Johannes: Grundsätzlich hat alles seine Berechtigung. Man muss darauf achten, dass der Innovationsansatz zur eigenen Unternehmensstrategie passt. So ist Design Think vielleicht ein guter Ansatz, um eine gemeinsame Vision zu entwickeln. Um jedoch richtig werthaltige Ideen zu finden, muss man tiefer graben und schauen, wo das Wagniskapital hinfließt. Dann gilt es, die zukunftsrelevanten Themen auf das eigene Unternehmen zu mappen. Innovation sollte also nicht von innen heraus, sondern von außen nach innen erfolgen – aktuell erleben wir, dass generative KI-Modelle ein sehr starkes Disruptionspotential haben, das jetzt auf die eigene Wertschöpfung kaprizieren muss.
Yannick: Wenn es um digitale Szenarien oder Tools und deren Anwendung geht, wissen unsere Kund:innen heute viel besser Bescheid und suchen viel spezifischer im Markt. In den letzten Jahren haben wir gemeinsam gelernt, was bei der Digitalisierung funktioniert und was nicht. Das ist schön, weil nun auch die finanziell Verantwortlichen für das Thema sensibilisiert sind. Der Digital Workplace hat dazu beigetragen, dass die Zusammenarbeit deutlich schneller geworden ist. Und wenn man als Beratung nicht mehr on-site arbeiten muss, ist auch ein viel größeres Talentspektrum verfügbar. Insgesamt ist alles agiler und flexibler geworden. Allerdings sind auch die Altlasten und deren Auswirkungen größer geworden. Auf frischem Greenfield zu starten, ist heute kaum noch möglich.
Johannes: Früher wollten alle noch möglichst weit springen und manche sind bitter gestürzt. Bis heute ist aber eine gesunde Substanz übrig, mit der alle gut arbeiten können. Und gewisse Dinge sind einfach klar: Warum investiert ein Unternehmen in ein Corporate Start-up? Warum braucht man eine kundenzentrierte Customer Journey, die man über alles legt? Und warum arbeitet man agil?

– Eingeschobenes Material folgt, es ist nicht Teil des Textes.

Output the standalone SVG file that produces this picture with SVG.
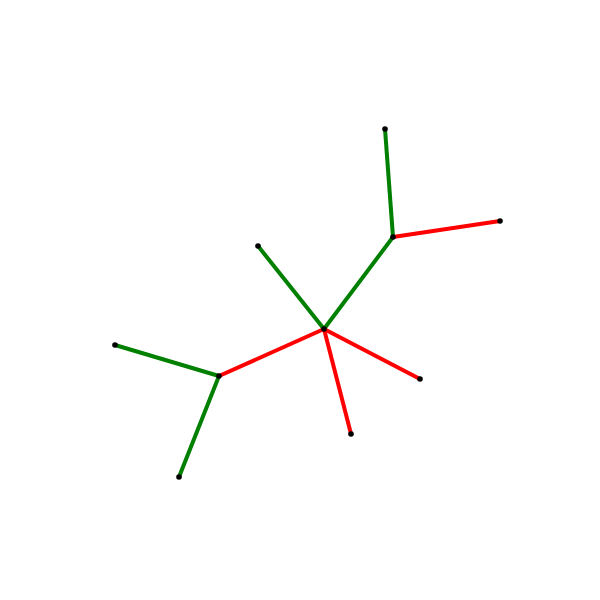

Nur in der aktuellen Krise fällt auf: Anstatt den bahnbrechenden Moonshot zu wagen, konzentrieren sich die Unternehmen lieber darauf, inkrementelle Verbesserungen voranzutreiben.
Yannick: Dass es in den letzten Jahren so viel Softwareinnovation gab, war vor allem der immensen Flut an Venture Capital geschuldet. Spätestens mit der Pleite der Silicon Valley Bank ist die Finanzierungsfreudigkeit deutlich abgeebbt und eine der wichtigsten Infrastrukturkomponenten verloren gegangen. Auch in Deutschland ist eine gegenläufige Bewegung zu spüren: Letztes Jahr haben wir rund 100 Unternehmen gefragt, welche Auswirkungen die Krise auf ihre digitale Innovationsfreude hat. Die Lager sind gespalten: Während die einen es jetzt erst recht versuchen, wollen die anderen sich aufs Kerngeschäft konzentrieren. Wenn man aber jetzt die Budgets radikal streicht, hat man nicht viel gewonnen. Im Gegenteil: Man verliert den Anschluss an wichtige Entwicklungs- und Innovationszyklen, die aktuell passieren.
Johannes: Es gibt noch viel zu tun: Heute wird noch viel zu viel Zeit mit Prozessen verschwendet, die man deutlich smarter, effizienter und schneller erledigen kann. Und auch, wenn man nicht mehr den Moonshot wagt, ist jetzt der richtige Moment, um auszumisten, zu fokussieren und die richtigen Dinge anzugehen.